Today, the area is a training ground for the U.S. Army but the hiking trail through pass is open to the military ID holders and their guests on select days. It’s a short hike but one I know well. In my youth, my father had been stationed at Schofield Barracks. I spent countless weekends visiting Kolekole Pass, drawn to the forest song and the solace to be found there.

I returned to Kolekole Pass one winter morning after nearly 20 years. It was chilly when I arrived at the trailhead. I followed the series of stairs —dug into the earth and fortified with wood stubs—that wound upwards, following the pitch and yaw of the terrain. Then I started upon the well-worn track that wove further into in the forest. The trail felt intimate and familiar: a path hedged with tall guinea grass and shrubs beneath a canopy of ironwoods and sweet-smelling eucalyptus. It was largely silent, save for the rushing wind.
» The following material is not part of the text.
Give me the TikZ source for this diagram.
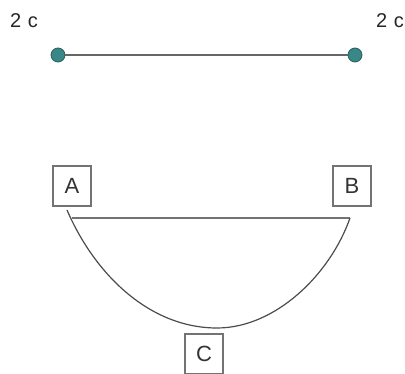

Kolekole Trail in Wai‘anae

A few moments later, the trail emerged onto a windswept plateau. An amphitheater of cliffs rose, majestic against a misty sky. To the east, the Leilehua plains unrolled like a bolt of green velvet. To the west, the leeward coast glittered gold and blue. I turned my face to the wind, feeling the same breathlessness and wonder I did as child. It’s easy to feel the power, or mana, that resonates at Kolekole Pass. It’s easy to feel its raw beauty.